I grew up on farm, rode in the combine, and showed livestock at the county fair. However, I had not participated in any agriculture classes until recently. If you asked me four years ago what I wanted to do after high school graduation my answer would be move to the city, and that is exactly what I did. However, after two years experience of the larger city and the lack of ‘farm kids’ surrounding me, I decided that was not for me and am now back to my roots of agriculture.
At the beginning of college, I enjoyed my area of study I chose but I wanted to be involved with agriculture, something I missed most when leaving for college. I did some research and I found the area of study perfect for what I have always wanted to do: Agricultural Communications. With this major I am able to communicate about agriculture through journalism and advertising.
Choosing Agriculture Communications opened many doors for choosing a career path. When thinking about agricultural careers, farming automatically comes to mind. Now this is the most logical answer for a career but we need to keep in mind how large the agriculture industry really is. Related to my experience, I found hundreds of career paths related to ag that one could take depending on the area of interest.
One particular path I am currently taking is within the communications field. This semester, I interned with the Illinois Corn Marketing Board and had the opportunity to host a panel of three speakers: Dr. Janeen Salak-Johnson, Chuck Spencer, and Leon Corzine. All three individuals deal with different aspects of agriculture. The three agriculture advocates spoke about how they promote agriculture among others and the importance that agriculture has made in their lives.
Dr. Janeen Salak-Johnson is an Associate Professor of Animals Sciences at the University of Illinois Urbana-Champaign. Dr. Johnson is an agriculture advocate dealing with animal rights. An interesting story Dr. Johnson told was about her daughter. Her daughter is younger and wants to become vegetarian because she saw the “cute pig” in Charlotte’s Web. Dr. Johnson informed her daughter of the ag industry and animal rights among livestock and has influenced her daughter to continue eating bacon. Dr. Johnson reiterated the importance of educating people about animal rights correlating with agricultural needs.

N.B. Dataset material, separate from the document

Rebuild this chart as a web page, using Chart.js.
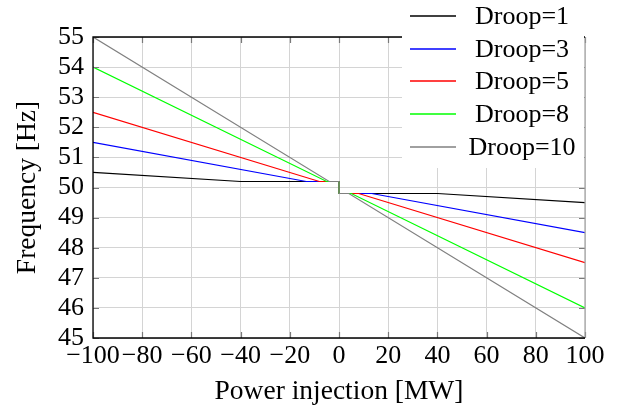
<!DOCTYPE html>
<html>
<head>
<meta charset="utf-8">
<script src="https://cdn.jsdelivr.net/npm/chart.js@4.4.0/dist/chart.umd.min.js"></script>
<style>
  html, body { margin: 0; padding: 0; background: #fff; }
  #wrap { position: relative; width: 628px; height: 412px; }
</style>
</head>
<body>
<div id="wrap"><canvas id="chart"></canvas></div>
<script>
//chart data
const seriesLabels = ["Droop=1", "Droop=3", "Droop=5", "Droop=8", "Droop=10"];
const seriesColors = ["#000000", "#0000ff", "#ff0000", "#00ff00", "#808080"];

const droop1X = [-100, -40, 0, 0, 40, 100];
const droop1Y = [50.5, 50.2, 50.2, 49.8, 49.8, 49.5];
const droop3X = [-100, -13.3, 0, 0, 13.3, 100];
const droop3Y = [51.5, 50.2, 50.2, 49.8, 49.8, 48.5];
const droop5X = [-100, -8, 0, 0, 8, 100];
const droop5Y = [52.5, 50.2, 50.2, 49.8, 49.8, 47.5];
const droop8X = [-100, -5, 0, 0, 5, 100];
const droop8Y = [54, 50.2, 50.2, 49.8, 49.8, 46];
const droop10X = [-100, -4, 0, 0, 4, 100];
const droop10Y = [55, 50.2, 50.2, 49.8, 49.8, 45];

const xTickValues = [-100, -80, -60, -40, -20, 0, 20, 40, 60, 80, 100];
const yTickValues = [45, 46, 47, 48, 49, 50, 51, 52, 53, 54, 55];

const FONT = "'Liberation Serif', 'Times New Roman', serif";

//build the point lists for the library
function toPoints(xs, ys) {
    return xs.map((x, i) => ({x: x, y: ys[i]}));
}
const seriesX = [droop1X, droop3X, droop5X, droop8X, droop10X];
const seriesY = [droop1Y, droop3Y, droop5Y, droop8Y, droop10Y];

//later series are drawn on top, like in the pgfplots figure
const datasets = seriesLabels.map((label, i) => ({
    label: label,
    data: toPoints(seriesX[i], seriesY[i]),
    borderColor: seriesColors[i],
    backgroundColor: seriesColors[i],
    borderWidth: 1.2,
    showLine: true,
    pointRadius: 0,
    tension: 0,
    order: seriesLabels.length - i
}));

//draws the inward tick marks and the axis box
const frameBox = {
    id: "frameBox",
    afterDatasetsDraw(chart) {
        const ctx = chart.ctx;
        const a = chart.chartArea;
        const xs = chart.scales.x, ys = chart.scales.y;
        ctx.save();
        ctx.strokeStyle = "#7a7a7a";
        ctx.lineWidth = 1.2;
        ctx.beginPath();
        xTickValues.forEach(v => {
            const px = Math.round(xs.getPixelForValue(v)) + 0.5;
            ctx.moveTo(px, a.bottom); ctx.lineTo(px, a.bottom - 6);
            ctx.moveTo(px, a.top); ctx.lineTo(px, a.top + 6);
        });
        yTickValues.forEach(v => {
            const py = Math.round(ys.getPixelForValue(v)) + 0.5;
            ctx.moveTo(a.left, py); ctx.lineTo(a.left + 6, py);
            ctx.moveTo(a.right, py); ctx.lineTo(a.right - 6, py);
        });
        ctx.stroke();

        //right side is lighter in the reference
        ctx.strokeStyle = "#a0a0a0";
        ctx.beginPath();
        ctx.moveTo(a.right, a.top); ctx.lineTo(a.right, a.bottom);
        ctx.stroke();

        ctx.strokeStyle = "#000";
        ctx.lineWidth = 1.3;
        ctx.beginPath();
        ctx.moveTo(a.right, a.top);
        ctx.lineTo(a.left, a.top);
        ctx.lineTo(a.left, a.bottom);
        ctx.lineTo(a.right, a.bottom);
        ctx.stroke();
        ctx.restore();
    }
};

//legend box in the top right corner, like the pgfplots one
const boxLegend = {
    id: "boxLegend",
    afterDraw(chart) {
        const ctx = chart.ctx;
        const a = chart.chartArea;
        const left = 402, top = 0, right = a.right - 1, bottom = 168;
        ctx.save();
        ctx.fillStyle = "#fff";
        ctx.fillRect(left, top, right - left, bottom - top);
        ctx.font = "26px " + FONT;
        ctx.textAlign = "center";
        ctx.textBaseline = "alphabetic";
        chart.data.datasets.forEach((ds, i) => {
            const y = Math.round(16 + i * 32.7);
            ctx.strokeStyle = seriesColors[i];
            ctx.lineWidth = 1.4;
            ctx.beginPath();
            ctx.moveTo(410, y);
            ctx.lineTo(456, y);
            ctx.stroke();
            ctx.fillStyle = "#000";
            ctx.fillText(ds.label, 522, y + 7.5);
        });
        ctx.restore();
    }
};

new Chart(document.getElementById("chart"), {
    type: "scatter",
    data: {datasets: datasets},
    options: {
        responsive: true,
        maintainAspectRatio: false,
        animation: false,
        layout: {padding: {left: 0, top: 37, right: 43, bottom: 0}},
        plugins: {
            legend: {display: false},
            tooltip: {enabled: false}
        },
        scales: {
            x: {
                type: "linear",
                min: -100,
                max: 100,
                afterBuildTicks: scale => { scale.ticks = xTickValues.map(v => ({value: v})); },
                afterFit: scale => { scale.height = 74; },
                grid: {color: "#d4d4d4", lineWidth: 1, drawTicks: false},
                border: {display: false},
                ticks: {
                    autoSkip: false,
                    maxRotation: 0,
                    padding: 3,
                    color: "#000",
                    font: {family: FONT, size: 26},
                    callback: v => v < 0 ? "\u2212" + Math.abs(v) : String(v)
                },
                title: {
                    display: true,
                    text: "Power injection [MW]",
                    color: "#000",
                    font: {family: FONT, size: 27.5},
                    padding: {top: 0, bottom: 4}
                }
            },
            y: {
                type: "linear",
                min: 45,
                max: 55,
                afterBuildTicks: scale => { scale.ticks = yTickValues.map(v => ({value: v})); },
                afterFit: scale => { scale.width = 93; },
                grid: {color: "#d4d4d4", lineWidth: 1, drawTicks: false},
                border: {display: false},
                ticks: {
                    autoSkip: false,
                    padding: 9,
                    color: "#000",
                    font: {family: FONT, size: 26}
                },
                title: {
                    display: true,
                    text: "Frequency [Hz]",
                    color: "#000",
                    font: {family: FONT, size: 27.5},
                    padding: {top: 11, bottom: 0}
                }
            }
        }
    },
    plugins: [frameBox, boxLegend]
});
</script>
</body>
</html>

Chuck Spencer is the Director of Government Affairs at GROWMARK. Spencer took the business path of agriculture. He manages state and federal legislative issues with GROWMARK. Previously in his agriculture history, he was the Director of National Affairs and Policy Development for the Farm Bureau. Lobbying at the capital is not always done by people who understand agriculture, and that is what Chuck reiterated several times. Voicing your opinion is a way to help the industry, and anyone can become involved. Any age group can lobby or speak about the ways of agriculture and each and every individual will help the government to understand the focus of ag.
Leon Corzine is a 5th generation farmer from Assumption, IL and also currently serving on the Illinois Corn Marketing Board. He recently served as President of the National Corn Growers Association, representing corn growers in America. Leon mentioned how social media is becoming an important tool to communicated and create awareness for agriculture. If you log in to your Facebook account, agriculture fan pages and groups are created almost daily. This is a small but effective way to promote and educate individuals about the necessity of agriculture. Within Leon’s previous job, he was able to represent agriculture to the nation. Leon is an agriculture advocate and a role model to many individuals who deal with agriculture, especially corn.
These three spoke on their focus of the agriculture industry. I learned so much about the different paths they took while realizing the importance of agriculture. It is interesting to hear the ways these individuals promote agriculture and how one could easily become involved.
After listening to the speakers and being motivated to promote ag, I encourage each of you to also get involved with agriculture. This could be joining an agriculture group or attending a panel of speakers. Whatever you do, remember the multiple opportunities and rewards that agriculture has to offer!